MM: Despite the knock-backs you had back then it seems eventually you found the right labels for your music: Rubric and Side One Dummy. Do you feel you have had sufficient freedom with these labels?


GB: We would not be with it if there would be any shadow of some kind of super guidance. It’s a hard thing to find these days where labels step behind you with your music.

MM: How is Gogol Bordello’s arguably punk-political attitude received in New York?

GB: New York loves us, because New York, first of all, is not America, you will never feel like ‘America’. There is no predominant majority of people; you never feel like you [are under] this ‘identity axe’. I think in outer-US, it’s like all the rigid, stiff tendencies of Americans are there, but I think we hit them from such a crazy angle that they basically gave up because its way overpowering, it’s too much of a wild beast.
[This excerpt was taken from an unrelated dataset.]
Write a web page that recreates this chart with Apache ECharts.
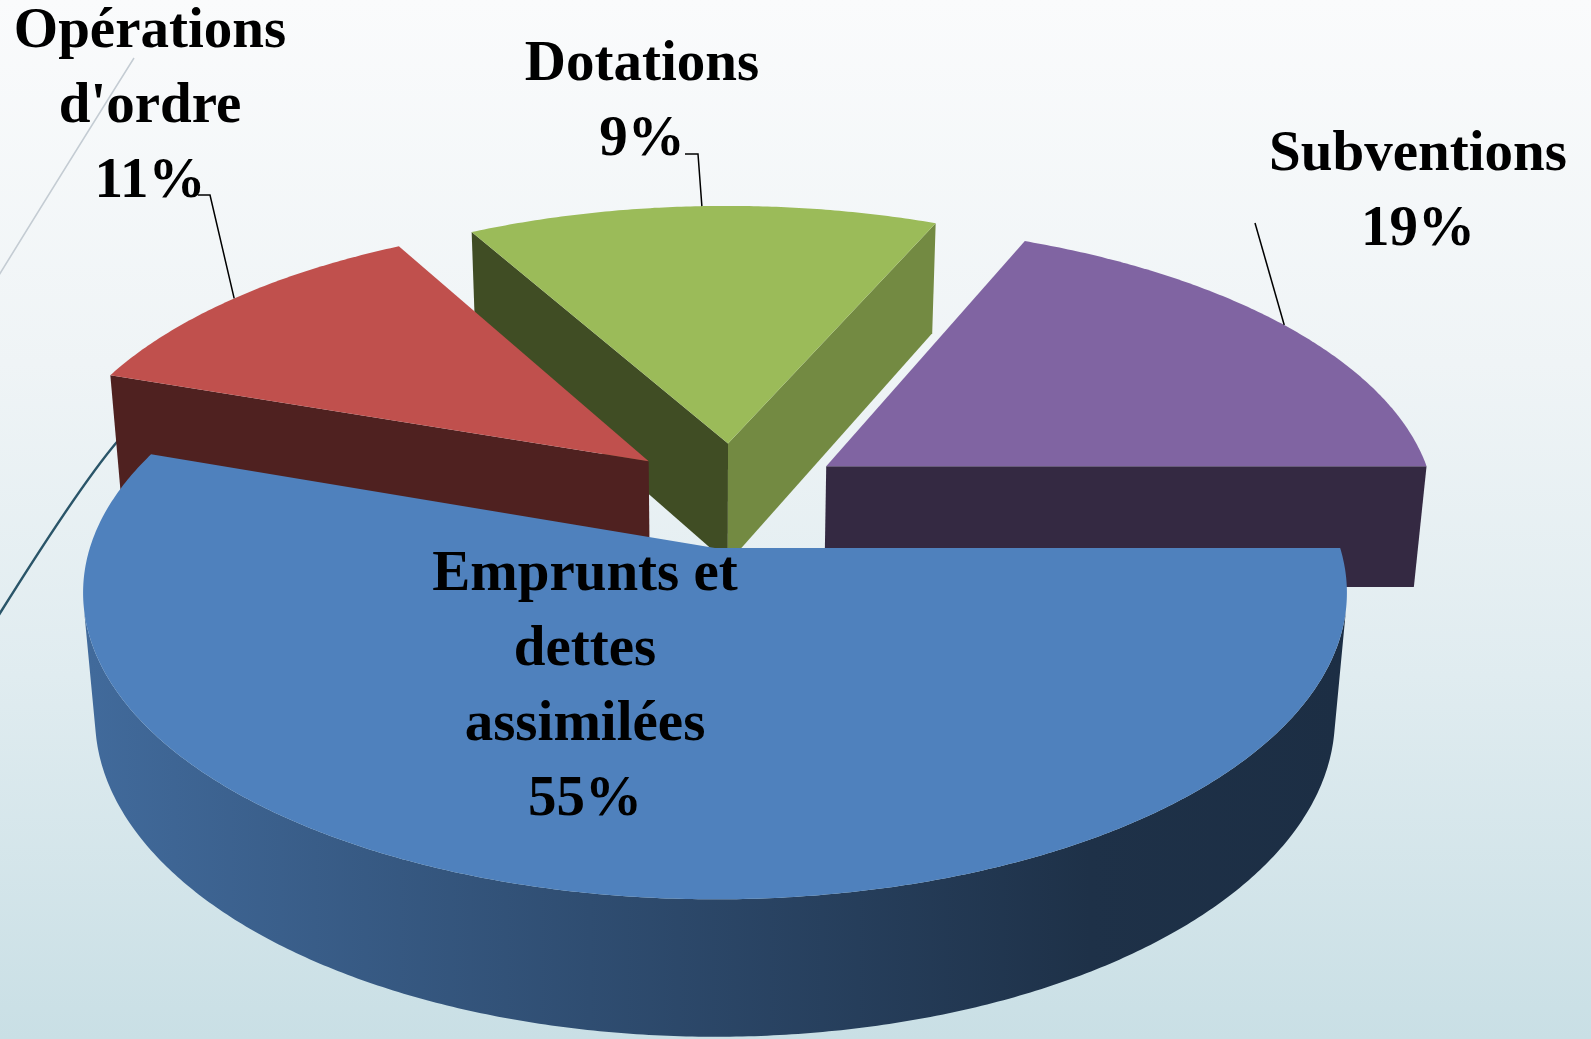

Also, with all the stiffness of Americans I think our music is gaining more political meaning. I think our music would be less political in Italy or France.


MM: Do you think that is that just because of the way people interpret things?


GB: Just because people are so much caught up in the political matters. Countries are nothing but earth, that’s basically all [they are], but the whole concept of political territories, that supposedly supports your identity is wrong, because like the Czech Republic, the way it’s cut out as a territory, was decided by America from WW1.


MM: In which direction will Gogol Bordello go for the next album? 


GB: I wouldn’t really want to tell people where we are going to go next; but the soul of Gogol Bordello will always remain this drunken gallop, Gypsy two-step from Eastern Europe, but other things will always come in on the way.